La noticia de la reasignación genital de una menor de 16 años en Barcelona ha levantado polvareda durante las últimas semanas. Más allá de cuestiones de fondo moralista sobre si estas intervenciones compiten en la cartera de prestaciones generales de la Sanidad Pública con otros tratamientos no incluidos por la Seguridad Social (y donde opera una noción de “capricho” sobre el hecho transexual), debemos de separar dos cuestiones en este debate.
Primero, la difusa noción de mayoría de edad: mientras una persona es libre de mantener relaciones sexuales con consentimiento a partir de los 13 años, debe esperar, según la Ley de Identidad de Género, a los 18 años para acogerse a un posible cambio registral de la mención de sexo. Esto, en la práctica, se traduce en 20 años, ya que los protocolos de referencia médicos de personas transexuales (los Standards of Care acuñados por el doctor Harry Benjamin hace ya más de 30 años) dictaminan que el proceso de diagnóstico y el hormonal no deben empezar antes de los 18 años, bajo unas condiciones que acrediten un resultado final de trastorno mental (se descarta cualquier enfermedad mental que no sea el ser trans, ya que si no la persona será excluida de la Ley), y por tanto un sistema de tutela psiquiátrica y medicalización de la vida que garantiza los derechos de las personas trans consideradas enfermas. Es decir, un mínimo de dos años en el limbo legal que relega a la persona al ostracismo social, laboral, etc., sólo por transgredir las normas de género.
Asimismo, para someterse a una cirugía que modifique características sexuales basta con tener 16 años y el permiso paterno, mientras que en el caso de las personas trans, hasta la sentencia judicial que dictaminó a favor de la menor, establece que la reasignación genital no puede hacerse ni con consentimiento paterno.
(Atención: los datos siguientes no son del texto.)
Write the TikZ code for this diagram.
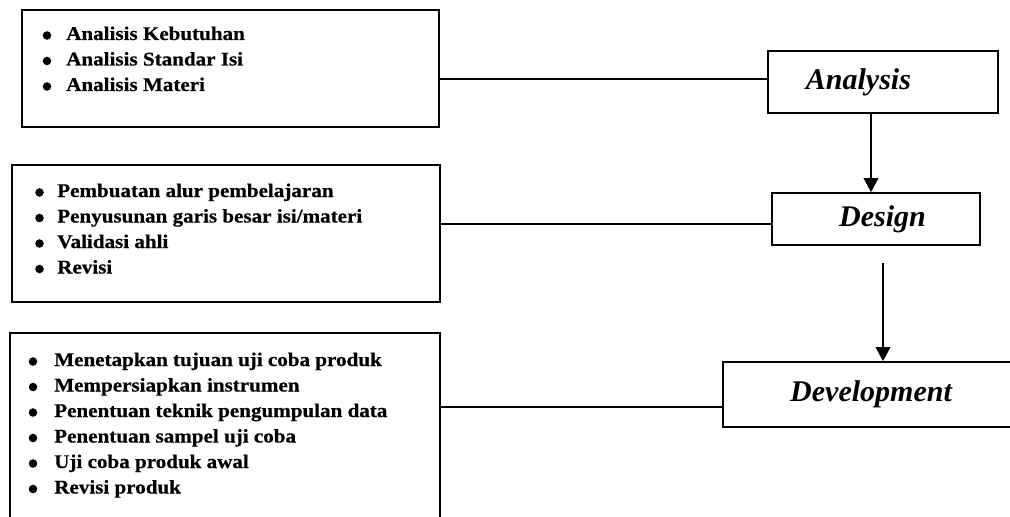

Además, se obliga a la persona a superar los prerrequisitos de someterse a una terapia de evaluación de la masculinidad o la feminidad durante dos años, acompañada de una hormonación obligatoria mínima de los mismos dos años (obligando a modificar las características corporales, a pesar de que la Ley reconozca que el sexo sentido es el psicosocial, es decir, el género, y no el denominado “sexo biológico”).
En segundo lugar, las voces críticas dentro del movimiento trans ponen de manifiesto el etnocentrismo cultural occidental en cuya base de organización social reside la diferenciación genitocentrada entre hombres y mujeres: a pesar de que hay culturas con diferentes organizaciones de género que relativizan el protagonismo genital y que incluso ciencias como la sexología consideran el hecho sexual humano como algo mucho más amplio que el mero hecho de poseer unos genitales u otros, la ciencia médica oficializa una dicotomía del sexo que cataloga a los individuos en función de unos genitales externos dimórficos, y niega de paso la existencia de personas intersexo (aquellas que nacen con genitales ambiguos, a las que sí se reasigna en cuanto nacen, aunque no incurran en problemas de salud). Por tanto, hombre será aquel poseedor de pene y mujer la que posea una vagina (hasta principios del siglo XX, mujer era aquella carente de pene, por ejemplo según Sigmund Freud).
Estas posturas contrastan con la aplastante realidad cultural, donde la comunidad trans, y especialmente los menores, son objeto de presiones y violencias sociales enormes para ajustarse a patrones corporales normativos, y donde los referentes trans alternativos y críticos se invisibilizan, brillando por su ausencia de cara a la opinión pública. Por todo ello, y porque muchos de estos chavales sobreviven en un mundo con el que se dan de bruces, exigimos, como hace el movimiento feminista, el derecho al propio cuerpo.